WRITTEN PROBLEM: The complete listing should be restated exactly.

PROVIDED MATERIAL:
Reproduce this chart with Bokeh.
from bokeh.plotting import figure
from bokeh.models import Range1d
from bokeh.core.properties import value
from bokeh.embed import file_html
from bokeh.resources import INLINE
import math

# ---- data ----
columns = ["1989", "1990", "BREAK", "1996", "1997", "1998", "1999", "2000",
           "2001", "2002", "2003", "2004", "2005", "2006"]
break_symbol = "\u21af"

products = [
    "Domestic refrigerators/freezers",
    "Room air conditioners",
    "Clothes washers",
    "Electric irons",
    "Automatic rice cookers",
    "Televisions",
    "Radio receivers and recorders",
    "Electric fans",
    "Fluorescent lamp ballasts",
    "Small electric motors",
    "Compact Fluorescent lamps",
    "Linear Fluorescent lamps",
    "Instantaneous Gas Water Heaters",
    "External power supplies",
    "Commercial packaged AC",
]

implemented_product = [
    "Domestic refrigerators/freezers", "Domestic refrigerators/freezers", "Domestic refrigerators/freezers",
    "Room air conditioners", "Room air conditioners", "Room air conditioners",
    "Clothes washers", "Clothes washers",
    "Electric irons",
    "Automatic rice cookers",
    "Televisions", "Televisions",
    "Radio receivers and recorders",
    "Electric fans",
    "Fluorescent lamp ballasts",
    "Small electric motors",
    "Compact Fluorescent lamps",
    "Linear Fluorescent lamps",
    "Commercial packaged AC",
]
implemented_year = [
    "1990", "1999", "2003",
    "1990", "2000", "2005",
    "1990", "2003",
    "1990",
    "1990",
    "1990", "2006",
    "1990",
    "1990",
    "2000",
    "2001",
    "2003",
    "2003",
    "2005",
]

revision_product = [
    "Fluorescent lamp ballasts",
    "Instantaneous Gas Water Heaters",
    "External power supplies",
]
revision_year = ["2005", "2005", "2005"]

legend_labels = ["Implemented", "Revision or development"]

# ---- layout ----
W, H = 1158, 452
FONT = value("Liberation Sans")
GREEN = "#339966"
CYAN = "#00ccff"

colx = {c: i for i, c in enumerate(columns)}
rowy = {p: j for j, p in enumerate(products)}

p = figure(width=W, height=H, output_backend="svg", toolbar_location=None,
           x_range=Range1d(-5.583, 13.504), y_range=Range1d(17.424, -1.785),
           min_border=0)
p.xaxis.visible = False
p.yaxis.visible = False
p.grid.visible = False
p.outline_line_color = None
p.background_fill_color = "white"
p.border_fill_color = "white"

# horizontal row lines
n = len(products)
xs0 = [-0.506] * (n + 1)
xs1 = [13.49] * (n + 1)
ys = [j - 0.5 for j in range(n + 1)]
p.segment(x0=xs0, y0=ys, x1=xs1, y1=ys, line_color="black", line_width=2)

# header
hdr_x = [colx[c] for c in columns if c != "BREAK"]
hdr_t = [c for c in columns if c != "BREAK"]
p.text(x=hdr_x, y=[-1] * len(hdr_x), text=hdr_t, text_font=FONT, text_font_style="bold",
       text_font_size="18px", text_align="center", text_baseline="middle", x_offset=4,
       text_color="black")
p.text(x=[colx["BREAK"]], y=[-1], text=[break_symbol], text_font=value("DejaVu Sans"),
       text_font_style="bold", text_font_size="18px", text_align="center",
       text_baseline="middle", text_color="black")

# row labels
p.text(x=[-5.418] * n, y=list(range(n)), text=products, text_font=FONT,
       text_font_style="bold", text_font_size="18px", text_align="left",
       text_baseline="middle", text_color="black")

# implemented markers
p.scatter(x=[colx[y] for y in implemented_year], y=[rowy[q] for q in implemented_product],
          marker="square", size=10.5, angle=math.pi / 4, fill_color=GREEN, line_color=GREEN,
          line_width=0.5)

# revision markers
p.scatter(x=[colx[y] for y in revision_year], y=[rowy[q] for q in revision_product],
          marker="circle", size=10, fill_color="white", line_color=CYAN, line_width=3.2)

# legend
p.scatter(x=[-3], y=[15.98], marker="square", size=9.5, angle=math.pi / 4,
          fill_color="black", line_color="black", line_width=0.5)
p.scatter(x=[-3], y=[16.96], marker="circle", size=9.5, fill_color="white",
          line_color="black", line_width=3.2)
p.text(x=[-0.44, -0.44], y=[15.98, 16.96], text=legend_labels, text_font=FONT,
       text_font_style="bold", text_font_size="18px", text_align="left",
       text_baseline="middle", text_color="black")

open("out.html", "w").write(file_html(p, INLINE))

THE SOLUTION:
Reproduce this chart with Bokeh.
from bokeh.plotting import figure
from bokeh.models import Range1d
from bokeh.core.properties import value
from bokeh.embed import file_html
from bokeh.resources import INLINE
import math

# ---- data ----
columns = ["1989", "1990", "BREAK", "1996", "1997", "1998", "1999", "2000",
           "2001", "2002", "2003", "2004", "2005", "2006"]
break_symbol = "\u21af"

products = [
    "Domestic refrigerators/freezers",
    "Room air conditioners",
    "Clothes washers",
    "Electric irons",
    "Automatic rice cookers",
    "Televisions",
    "Radio receivers and recorders",
    "Electric fans",
    "Fluorescent lamp ballasts",
    "Small electric motors",
    "Compact Fluorescent lamps",
    "Linear Fluorescent lamps",
    "Instantaneous Gas Water Heaters",
    "External power supplies",
    "Commercial packaged AC",
]

implemented_product = [
    "Domestic refrigerators/freezers", "Domestic refrigerators/freezers", "Domestic refrigerators/freezers",
    "Room air conditioners", "Room air conditioners", "Room air conditioners",
    "Clothes washers", "Clothes washers",
    "Electric irons",
    "Automatic rice cookers",
    "Televisions", "Televisions",
    "Radio receivers and recorders",
    "Electric fans",
    "Fluorescent lamp ballasts",
    "Small electric motors",
    "Compact Fluorescent lamps",
    "Linear Fluorescent lamps",
    "Commercial packaged AC",
]
implemented_year = [
    "1990", "1999", "2003",
    "1990", "2000", "2005",
    "1990", "2003",
    "1990",
    "1990",
    "1990", "2006",
    "1990",
    "1990",
    "2000",
    "2001",
    "2003",
    "2003",
    "2005",
]

revision_product = [
    "Fluorescent lamp ballasts",
    "Instantaneous Gas Water Heaters",
    "External power supplies",
]
revision_year = ["2005", "2005", "2005"]

legend_labels = ["Implemented", "Revision or development"]

# ---- layout ----
W, H = 1158, 452
FONT = value("Liberation Sans")
GREEN = "#339966"
CYAN = "#00ccff"

colx = {c: i for i, c in enumerate(columns)}
rowy = {p: j for j, p in enumerate(products)}

p = figure(width=W, height=H, output_backend="svg", toolbar_location=None,
           x_range=Range1d(-5.583, 13.504), y_range=Range1d(17.424, -1.785),
           min_border=0)
p.xaxis.visible = False
p.yaxis.visible = False
p.grid.visible = False
p.outline_line_color = None
p.background_fill_color = "white"
p.border_fill_color = "white"

# horizontal row lines
n = len(products)
xs0 = [-0.506] * (n + 1)
xs1 = [13.49] * (n + 1)
ys = [j - 0.5 for j in range(n + 1)]
p.segment(x0=xs0, y0=ys, x1=xs1, y1=ys, line_color="black", line_width=2)

# header
hdr_x = [colx[c] for c in columns if c != "BREAK"]
hdr_t = [c for c in columns if c != "BREAK"]
p.text(x=hdr_x, y=[-1] * len(hdr_x), text=hdr_t, text_font=FONT, text_font_style="bold",
       text_font_size="18px", text_align="center", text_baseline="middle", x_offset=4,
       text_color="black")
p.text(x=[colx["BREAK"]], y=[-1], text=[break_symbol], text_font=value("DejaVu Sans"),
       text_font_style="bold", text_font_size="18px", text_align="center",
       text_baseline="middle", text_color="black")

# row labels
p.text(x=[-5.418] * n, y=list(range(n)), text=products, text_font=FONT,
       text_font_style="bold", text_font_size="18px", text_align="left",
       text_baseline="middle", text_color="black")

# implemented markers
p.scatter(x=[colx[y] for y in implemented_year], y=[rowy[q] for q in implemented_product],
          marker="square", size=10.5, angle=math.pi / 4, fill_color=GREEN, line_color=GREEN,
          line_width=0.5)

# revision markers
p.scatter(x=[colx[y] for y in revision_year], y=[rowy[q] for q in revision_product],
          marker="circle", size=10, fill_color="white", line_color=CYAN, line_width=3.2)

# legend
p.scatter(x=[-3], y=[15.98], marker="square", size=9.5, angle=math.pi / 4,
          fill_color="black", line_color="black", line_width=0.5)
p.scatter(x=[-3], y=[16.96], marker="circle", size=9.5, fill_color="white",
          line_color="black", line_width=3.2)
p.text(x=[-0.44, -0.44], y=[15.98, 16.96], text=legend_labels, text_font=FONT,
       text_font_style="bold", text_font_size="18px", text_align="left",
       text_baseline="middle", text_color="black")

open("out.html", "w").write(file_html(p, INLINE))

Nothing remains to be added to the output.